Sadly, it is not Congress who needs to do something different. It is good that they continue funding the war effort, for the military is doing good work. But neither solves the situation. Only the Executive branch’s direction can do that. We critics can grumble about Congressional callousness to the Iraqi plight or poll-driven ambivalence over war support, but we would be complaining about eventualities - Congress does not conduct the war, nor the diplomacy with Baghdad, Tehran and Riyadh. They may keep the ship sailing, and mutter mutinous things, but it is the captain who steers the ship.
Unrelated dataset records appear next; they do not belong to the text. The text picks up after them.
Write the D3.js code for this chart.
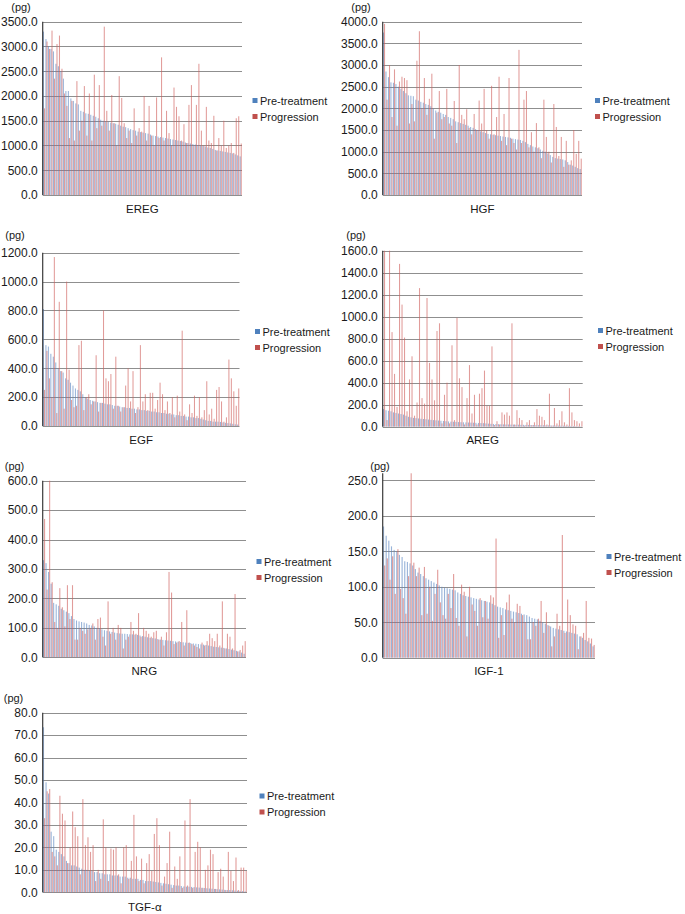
<!DOCTYPE html>
<html><head><meta charset="utf-8">
<script src="https://cdn.jsdelivr.net/npm/d3@7"></script>
<style>
body{margin:0;background:#fff}
svg{display:block}
text{font-family:"Liberation Sans",Arial,Helvetica,sans-serif;fill:#1a1a1a}
</style>
</head><body>
<svg id="chart" width="685" height="914"></svg>
<script>
// ---------------- DATA ----------------
const seriesNames = ["Pre-treatment", "Progression"];
const markers = ["EREG", "HGF", "EGF", "AREG", "NRG", "IGF-1", "TGF-α"];
const unitLabel = "(pg)";
const yMax = [3500, 4000, 1200, 1600, 600, 260, 80];
const yStep = [500, 500, 200, 200, 100, 50, 10];
const patients = d3.range(1, 81).map(String);

const EREG_pre = [3300,3150,3000,2950,2900,2650,2600,2500,2350,2100,
  2100,1950,1900,1850,1830,1700,1680,1650,1640,1620,
  1600,1580,1550,1520,1500,1490,1480,1460,1450,1440,
  1420,1400,1380,1370,1350,1330,1310,1300,1280,1270,
  1260,1250,1240,1220,1200,1190,1180,1170,1160,1150,
  1140,1130,1120,1110,1100,1090,1080,1060,1050,1040,
  1030,1020,1010,1000,990,980,960,950,930,910,
  900,890,880,870,860,850,840,820,800,780];
const EREG_prog = [1750,3100,2950,3320,2350,3050,3220,2550,2050,1800,
  1150,1900,1100,2300,1300,1500,2200,1200,2050,1100,
  2430,1350,2220,1400,3400,1700,1300,2020,1450,1000,
  2400,1960,1450,1150,1300,1050,1750,1200,1350,1280,
  2000,1100,1800,1200,1000,1970,1150,2780,1100,1700,
  1250,1000,2170,1780,1590,1100,1430,1050,1820,2220,
  1000,1820,2650,1300,1000,1780,1100,1050,1600,900,
  1150,1000,1500,950,1000,1050,850,1550,1590,1040];

const HGF_pre = [3750,2850,2720,2600,2590,2560,2500,2450,2400,2350,
  2300,2290,2280,2200,2180,2150,2130,2100,2080,2050,
  2000,1950,1920,1900,1870,1850,1800,1780,1750,1700,
  1680,1660,1640,1620,1600,1570,1550,1520,1500,1470,
  1450,1430,1410,1400,1390,1380,1370,1360,1350,1340,
  1330,1320,1300,1290,1280,1270,1250,1220,1180,1150,
  1120,1100,1080,1050,1020,1000,960,920,880,850,
  840,830,820,800,760,700,680,650,620,600];
const HGF_prog = [3950,2200,3000,1800,2900,1600,2620,2730,2700,2650,
  1650,2100,1700,3100,3780,2000,2700,1850,2220,2800,
  1300,1900,2400,1750,1800,2450,1650,1600,2170,1200,
  3000,1850,1750,1980,1550,1400,1870,1500,2180,1650,
  2450,1500,1300,2520,1400,1800,2730,1250,1870,1150,
  2700,1300,1200,1050,3350,1200,2200,2400,1100,1450,
  1000,1660,1100,850,2200,1340,1000,750,2100,1570,
  900,1340,650,1250,700,800,1500,950,1250,840];

const EGF_pre = [810,560,550,500,480,440,400,380,370,330,
  320,300,280,260,250,240,220,200,190,180,
  175,170,165,160,160,155,150,150,145,140,
  140,135,130,130,125,125,120,120,115,115,
  110,110,105,105,100,100,95,95,90,90,
  85,85,80,80,75,75,70,70,65,65,
  60,60,55,55,50,45,40,35,35,30,
  30,30,28,25,22,20,18,15,12,10];
const EGF_prog = [250,520,330,200,1170,90,860,380,120,1000,
  390,180,130,140,560,590,110,200,220,150,
  170,490,100,160,800,330,310,360,120,480,
  140,100,130,280,400,170,380,90,130,560,
  170,220,110,230,230,120,180,300,220,110,
  170,90,200,60,210,100,660,80,40,150,
  90,210,70,200,60,110,310,80,120,50,
  250,270,170,30,60,460,330,240,140,260];

const AREG_pre = [160,150,145,140,130,125,120,115,110,100,
  90,85,80,78,75,72,70,68,65,62,
  60,58,56,54,52,50,48,46,45,44,
  42,41,40,39,38,37,36,35,34,33,
  32,30,28,26,25,24,23,22,21,20,
  20,19,19,18,18,17,17,16,16,15,
  15,14,14,13,13,12,12,11,11,10,
  10,9,9,8,8,7,6,5,4,3];
const AREG_prog = [1600,60,1600,860,480,180,1480,1110,810,140,
  430,640,100,220,1260,260,210,1170,580,430,
  240,870,940,30,290,400,30,740,60,990,
  440,360,20,260,560,120,290,20,300,350,
  510,190,190,730,15,50,20,130,110,130,
  100,940,20,150,80,60,10,40,60,15,
  40,160,100,90,60,20,300,10,170,30,
  60,140,40,20,350,130,60,50,30,50];

const NRG_pre = [330,320,290,250,185,180,175,165,160,155,
  150,140,130,125,122,120,118,115,110,108,
  105,100,98,95,92,90,88,86,84,82,
  81,80,80,79,78,78,77,76,74,72,
  70,68,66,65,64,62,60,59,58,57,
  56,55,54,53,52,51,50,49,48,47,
  46,45,44,43,42,40,38,36,35,34,
  33,32,30,28,26,24,22,20,16,12];
const NRG_prog = [470,230,600,255,120,100,235,170,105,245,
  130,245,60,60,100,90,80,95,100,115,
  60,130,135,70,40,190,80,100,60,110,
  100,30,60,70,120,90,80,150,70,100,
  90,80,70,85,90,60,70,40,85,290,
  220,45,50,55,120,40,160,50,45,40,
  35,30,50,40,55,80,65,55,80,40,
  190,30,80,70,30,215,20,25,40,55];

const IGF1_pre = [185,172,165,157,152,150,145,142,136,135,
  133,130,125,120,118,115,112,110,108,106,
  104,102,100,99,98,97,96,95,92,90,
  88,87,86,85,84,83,82,81,80,79,
  78,76,74,72,71,70,68,67,66,65,
  64,63,62,61,60,58,56,55,54,52,
  50,48,46,44,42,41,40,39,38,37,
  36,35,34,33,30,28,25,23,20,16];
const IGF1_prog = [130,140,110,143,90,153,97,84,62,115,
  260,134,115,127,60,128,62,100,52,90,
  124,78,60,55,90,70,118,56,45,103,
  93,30,100,75,66,45,84,57,80,55,
  88,85,168,28,60,32,78,89,55,50,
  76,73,60,50,26,26,50,45,55,80,
  35,64,45,16,30,62,45,173,35,82,
  60,47,45,12,30,35,80,28,27,18];

const TGFa_pre = [73.5,49,44,27,25,19,18,17,16,14,
  13,12,12,11.5,11,10.5,10,10,9.5,9.5,
  9,9,8.5,8.5,8,8,8,7.5,7.5,7.5,
  7,7,7,6.5,6.5,6,6,6,5.5,5.5,
  5,5,5,4.8,4.6,4.4,4.2,4,3.8,3.6,
  3.4,3.2,3,3,2.8,2.6,2.5,2.5,2.4,2.3,
  2.2,2.1,2,1.9,1.8,1.7,1.6,1.5,1.4,1.3,
  1.2,1.1,1,1,0.9,0.8,0.7,0.6,0.5,0.4];
const TGFa_prog = [33,45,46,18,16,12,43,35,32,13,
  20,36,29,25,8,41.5,21,24.5,18,21,
  5,10,6,32.5,20,5,19.5,19,20,8,
  4,20,21,6,14,34.5,16,5,15,4,
  13,17,9.5,26,33,21,3,7,13,27,
  2,11.5,6,16,2,32,3,41.5,2,18,
  22.5,20,2,10,12,19,17,1.5,9,10.5,
  7,1,18,9.5,5,15.5,1,11,11,9.5];

const preValues = [EREG_pre, HGF_pre, EGF_pre, AREG_pre, NRG_pre, IGF1_pre, TGFa_pre];
const progValues = [EREG_prog, HGF_prog, EGF_prog, AREG_prog, NRG_prog, IGF1_prog, TGFa_prog];

// ---------------- LAYOUT ----------------
const layout = [
  {x0:42.7, x1:242,   yTop:21.7,  y0:195,   legX:255,   legY:100.5, pgX:21,  pgY:10.5,  titleY:212.5},
  {x0:382.7,x1:582,   yTop:21.7,  y0:195,   legX:597.5, legY:100.5, pgX:361, pgY:10.5,  titleY:212.5},
  {x0:42.7, x1:239.5, yTop:252.7, y0:426,   legX:257.5, legY:331.5, pgX:15,  pgY:238.5, titleY:444},
  {x0:382.7,x1:582.7, yTop:250.7, y0:426.7, legX:600.5, legY:330.5, pgX:356, pgY:238.5, titleY:444},
  {x0:42.7, x1:246,   yTop:480.7, y0:657.3, legX:259,   legY:561.5, pgX:14.5,pgY:469.5, titleY:674.5},
  {x0:382.7,x1:595,   yTop:473.3, y0:657.7, legX:609,   legY:556.5, pgX:380, pgY:469.5, titleY:674.5},
  {x0:42.7, x1:247,   yTop:712.7, y0:892.3, legX:262,   legY:796,   pgX:13.5,pgY:702,   titleY:910.5}
];
const colors = {"Pre-treatment":"#4F81BD", "Progression":"#C0504D"};
const barColors = {"Pre-treatment":"#5b86c2", "Progression":"#cf5f5c"};
const fmt = d3.format(".1f");

const svg = d3.select("#chart");

markers.forEach((name, i) => {
  const L = layout[i];
  const g = svg.append("g");
  const x = d3.scaleBand().domain(patients).range([L.x0, L.x1]).paddingInner(0.15).paddingOuter(0.1);
  const sub = d3.scaleBand().domain(seriesNames).range([0, x.bandwidth()]);
  const y = d3.scaleLinear().domain([0, yMax[i]]).range([L.y0, L.yTop]).clamp(true);
  const ticks = d3.range(0, yMax[i] + 1e-9, yStep[i]);

  // gridlines
  g.append("g").selectAll("line").data(ticks).join("line")
    .attr("x1", L.x0).attr("x2", L.x1)
    .attr("y1", d => Math.round(y(d)) + 0.5).attr("y2", d => Math.round(y(d)) + 0.5)
    .attr("stroke", "#8f8f8f").attr("stroke-width", 1);

  // bars
  const rows = patients.map((p, k) => ({p, vals: [preValues[i][k], progValues[i][k]]}));
  const cat = g.append("g").selectAll("g").data(rows).join("g")
    .attr("transform", d => `translate(${x(d.p)},0)`);
  cat.selectAll("rect").data(d => seriesNames.map((s, j) => ({s, v: d.vals[j]}))).join("rect")
    .attr("x", d => sub(d.s)).attr("width", sub.bandwidth())
    .attr("y", d => y(d.v)).attr("height", d => L.y0 - y(d.v))
    .attr("fill", d => barColors[d.s]).attr("fill-opacity", 0.62);

  // y axis
  const axis = d3.axisLeft(y).tickValues(ticks).tickFormat(fmt).tickSize(0).tickPadding(5);
  const ag = g.append("g").attr("transform", `translate(${L.x0},0)`).call(axis);
  ag.select(".domain").remove();
  ag.selectAll("text").style("font-size", "12px").attr("fill", "#1a1a1a")
    .style("font-family", '"Liberation Sans",Arial,sans-serif');
  g.append("line").attr("x1", L.x0).attr("x2", L.x0).attr("y1", L.yTop).attr("y2", L.y0)
    .attr("stroke", "#3a3a3a").attr("stroke-width", 1.2);

  // unit label
  g.append("text").attr("x", L.pgX).attr("y", L.pgY).attr("text-anchor", "middle")
    .style("font-size", "11px").text(unitLabel);

  // category title
  g.append("text").attr("x", (L.x0 + L.x1) / 2).attr("y", L.titleY).attr("text-anchor", "middle")
    .style("font-size", "11.5px").text(name);

  // legend
  const lg = g.append("g").attr("transform", `translate(${L.legX},${L.legY})`);
  seriesNames.forEach((s, j) => {
    lg.append("rect").attr("x", -2.5).attr("y", j * 16 - 2.5).attr("width", 5).attr("height", 5).attr("fill", colors[s]);
    lg.append("text").attr("x", 5).attr("y", j * 16 + 4).style("font-size", "11px").text(s);
  });
});
</script>
</body></html>
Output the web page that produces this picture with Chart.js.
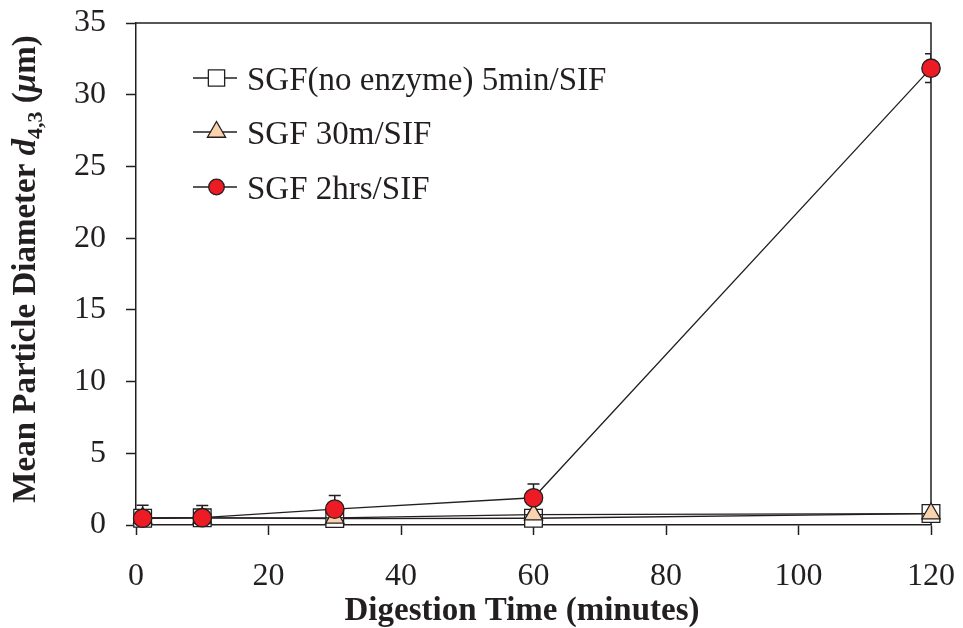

And what is the captain doing? President Bush spoke with Maliki, who fed him platitudes about realizing how important reconciliation is. The State Department spoke with Iran, who also agreed on the importance of stability in Iraq. And nothing, forseeably, will happen. Many scoff at diplomacy with Iran out of a notion that Iran’s agenda would keep them an enemy of ours no matter what. Can a similar measure not be applied to Maliki and his Shiite DAWA party?
The course is clear. The military is doing great, but it is merely strengthening the skin of a cancerous body. If the United States does not prescribe some political surgery, and soon, Iraq will just continue to die and scores of men and women, American and Iraqi, will daily die along with it.
The surgery in question should be an irresistable political demand that high-level officials of the United States Executive meet with the key legislators in the Iraqi Parliament and not recess until all critical reconciliation laws are passed and the means to enact them established. Like the Constitutional Convention of the US’ history, the legislators and officials should be forced to remain in each other’s company until all objectives are reached. This need not be done with an “or else” - threats of withdrawing troops or aid need not enter into the situation. When the inner court of the leader of the free world comes to town with uncompromising dialogue, the Parliament will listen. Attendance will be mandatory for the same reasons voting was. And if both sides boycott the talks, the US should reserve the right to dissolve the government it created as fatally flawed.
There is but one authority on earth that can deliver that prescription.
Let us pray for the sake of the sick, desperate and dying that he decides to do so.